Count how many lines contain the word "chart". Please give only the number.
- - -
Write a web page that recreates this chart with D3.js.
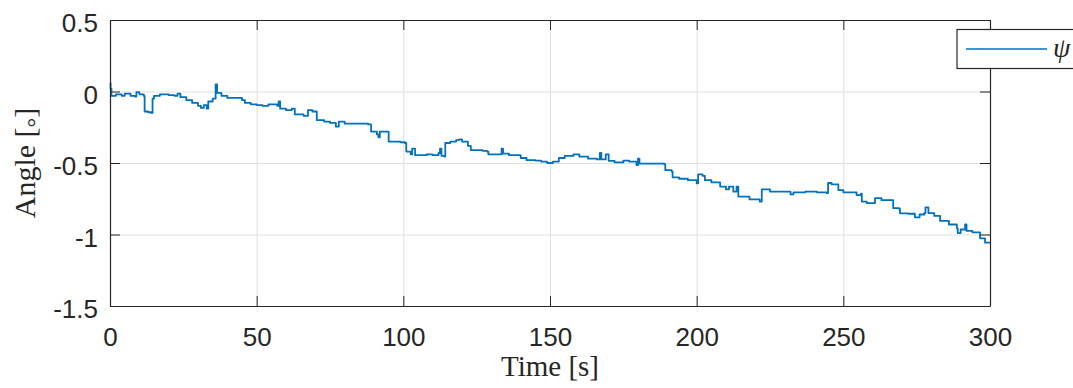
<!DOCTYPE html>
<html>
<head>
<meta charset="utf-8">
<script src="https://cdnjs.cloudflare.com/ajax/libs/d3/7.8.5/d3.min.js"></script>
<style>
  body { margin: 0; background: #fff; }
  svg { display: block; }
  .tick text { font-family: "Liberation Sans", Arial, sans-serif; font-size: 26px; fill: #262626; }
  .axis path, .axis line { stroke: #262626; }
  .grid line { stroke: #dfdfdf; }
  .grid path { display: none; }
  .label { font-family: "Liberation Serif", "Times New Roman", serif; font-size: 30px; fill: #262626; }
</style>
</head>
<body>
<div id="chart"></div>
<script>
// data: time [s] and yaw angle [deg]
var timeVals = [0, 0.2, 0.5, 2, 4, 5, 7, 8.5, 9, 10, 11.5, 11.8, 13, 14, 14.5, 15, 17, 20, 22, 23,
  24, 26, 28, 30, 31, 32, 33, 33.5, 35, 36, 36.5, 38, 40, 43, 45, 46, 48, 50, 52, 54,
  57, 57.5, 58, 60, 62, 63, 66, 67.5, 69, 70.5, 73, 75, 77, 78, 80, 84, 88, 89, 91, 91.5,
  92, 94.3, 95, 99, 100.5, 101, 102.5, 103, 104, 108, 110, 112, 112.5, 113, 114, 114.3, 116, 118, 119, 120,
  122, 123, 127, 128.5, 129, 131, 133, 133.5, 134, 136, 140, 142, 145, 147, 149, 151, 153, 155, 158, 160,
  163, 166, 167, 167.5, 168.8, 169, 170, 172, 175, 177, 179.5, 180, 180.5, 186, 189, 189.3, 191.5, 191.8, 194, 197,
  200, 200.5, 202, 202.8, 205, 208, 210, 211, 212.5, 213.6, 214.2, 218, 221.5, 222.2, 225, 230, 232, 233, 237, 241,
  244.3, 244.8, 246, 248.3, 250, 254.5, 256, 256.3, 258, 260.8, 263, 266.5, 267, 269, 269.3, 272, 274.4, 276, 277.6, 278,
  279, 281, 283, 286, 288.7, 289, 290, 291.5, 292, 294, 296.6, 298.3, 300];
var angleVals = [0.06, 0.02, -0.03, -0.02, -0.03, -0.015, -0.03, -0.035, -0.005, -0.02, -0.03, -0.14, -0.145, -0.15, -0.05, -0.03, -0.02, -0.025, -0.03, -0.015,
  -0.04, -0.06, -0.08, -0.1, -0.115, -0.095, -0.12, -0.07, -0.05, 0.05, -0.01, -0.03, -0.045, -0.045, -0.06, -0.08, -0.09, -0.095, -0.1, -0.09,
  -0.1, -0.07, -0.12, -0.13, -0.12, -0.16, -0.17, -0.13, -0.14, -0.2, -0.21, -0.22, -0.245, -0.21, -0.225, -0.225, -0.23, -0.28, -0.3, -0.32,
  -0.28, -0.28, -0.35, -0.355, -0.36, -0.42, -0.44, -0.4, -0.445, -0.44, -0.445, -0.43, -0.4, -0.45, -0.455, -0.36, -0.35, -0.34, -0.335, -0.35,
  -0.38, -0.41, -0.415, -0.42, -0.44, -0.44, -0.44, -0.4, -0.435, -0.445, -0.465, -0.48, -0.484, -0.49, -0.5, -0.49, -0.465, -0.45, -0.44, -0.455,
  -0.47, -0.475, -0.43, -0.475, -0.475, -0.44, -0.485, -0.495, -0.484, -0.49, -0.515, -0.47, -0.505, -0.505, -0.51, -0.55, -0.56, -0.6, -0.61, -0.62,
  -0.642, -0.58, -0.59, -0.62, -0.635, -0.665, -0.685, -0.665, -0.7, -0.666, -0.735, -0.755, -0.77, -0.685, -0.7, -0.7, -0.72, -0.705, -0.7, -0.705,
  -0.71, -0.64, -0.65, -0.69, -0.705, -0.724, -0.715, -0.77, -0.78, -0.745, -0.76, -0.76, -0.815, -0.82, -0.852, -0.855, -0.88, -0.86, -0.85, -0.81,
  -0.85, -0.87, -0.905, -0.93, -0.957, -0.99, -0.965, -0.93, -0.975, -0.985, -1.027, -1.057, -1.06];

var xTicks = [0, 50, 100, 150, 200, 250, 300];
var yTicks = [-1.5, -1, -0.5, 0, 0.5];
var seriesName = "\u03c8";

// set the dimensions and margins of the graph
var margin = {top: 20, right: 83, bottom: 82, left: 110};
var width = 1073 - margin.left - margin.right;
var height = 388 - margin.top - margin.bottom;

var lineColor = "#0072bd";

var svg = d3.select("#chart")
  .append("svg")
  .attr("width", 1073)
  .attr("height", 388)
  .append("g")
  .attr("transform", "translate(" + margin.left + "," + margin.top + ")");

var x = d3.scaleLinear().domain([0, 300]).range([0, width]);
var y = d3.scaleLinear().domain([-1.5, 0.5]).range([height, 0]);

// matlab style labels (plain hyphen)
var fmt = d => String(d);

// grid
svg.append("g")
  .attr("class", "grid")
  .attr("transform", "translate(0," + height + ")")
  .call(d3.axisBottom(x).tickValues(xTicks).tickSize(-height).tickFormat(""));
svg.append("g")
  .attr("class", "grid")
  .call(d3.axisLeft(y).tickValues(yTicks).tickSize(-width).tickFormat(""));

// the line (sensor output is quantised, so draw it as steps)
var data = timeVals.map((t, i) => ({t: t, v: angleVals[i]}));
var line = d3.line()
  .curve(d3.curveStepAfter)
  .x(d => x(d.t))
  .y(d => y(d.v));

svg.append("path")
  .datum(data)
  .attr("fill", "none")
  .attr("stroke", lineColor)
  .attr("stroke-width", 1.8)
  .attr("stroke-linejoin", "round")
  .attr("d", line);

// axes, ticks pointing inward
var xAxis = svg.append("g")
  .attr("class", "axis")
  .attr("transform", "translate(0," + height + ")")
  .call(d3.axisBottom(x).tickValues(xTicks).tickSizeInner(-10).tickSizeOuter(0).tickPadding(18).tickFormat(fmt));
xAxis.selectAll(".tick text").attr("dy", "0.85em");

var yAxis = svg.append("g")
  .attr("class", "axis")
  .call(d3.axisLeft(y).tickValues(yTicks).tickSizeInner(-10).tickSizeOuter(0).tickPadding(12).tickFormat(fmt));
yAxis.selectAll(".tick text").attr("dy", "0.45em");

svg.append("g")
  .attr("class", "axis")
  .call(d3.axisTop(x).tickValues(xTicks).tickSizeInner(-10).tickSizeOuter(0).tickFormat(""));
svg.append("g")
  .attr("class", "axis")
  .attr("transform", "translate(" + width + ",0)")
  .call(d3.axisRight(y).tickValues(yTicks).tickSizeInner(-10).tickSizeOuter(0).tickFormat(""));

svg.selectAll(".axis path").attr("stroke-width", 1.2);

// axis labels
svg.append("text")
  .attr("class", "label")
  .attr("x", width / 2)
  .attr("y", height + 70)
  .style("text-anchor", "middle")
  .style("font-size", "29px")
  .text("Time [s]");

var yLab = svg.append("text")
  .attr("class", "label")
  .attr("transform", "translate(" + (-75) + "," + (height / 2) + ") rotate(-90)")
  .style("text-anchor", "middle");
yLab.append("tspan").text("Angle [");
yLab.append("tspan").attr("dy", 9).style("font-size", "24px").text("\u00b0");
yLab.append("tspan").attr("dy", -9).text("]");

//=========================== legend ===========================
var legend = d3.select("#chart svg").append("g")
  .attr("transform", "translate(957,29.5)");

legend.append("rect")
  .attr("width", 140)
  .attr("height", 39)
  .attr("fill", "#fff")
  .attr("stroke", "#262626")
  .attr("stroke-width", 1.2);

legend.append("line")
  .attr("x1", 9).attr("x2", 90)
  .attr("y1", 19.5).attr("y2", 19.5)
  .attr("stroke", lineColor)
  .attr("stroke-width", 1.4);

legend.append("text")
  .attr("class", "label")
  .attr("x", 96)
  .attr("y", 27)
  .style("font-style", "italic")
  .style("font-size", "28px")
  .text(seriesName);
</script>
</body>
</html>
- - -
> **RESULT OF THE TASK**:
4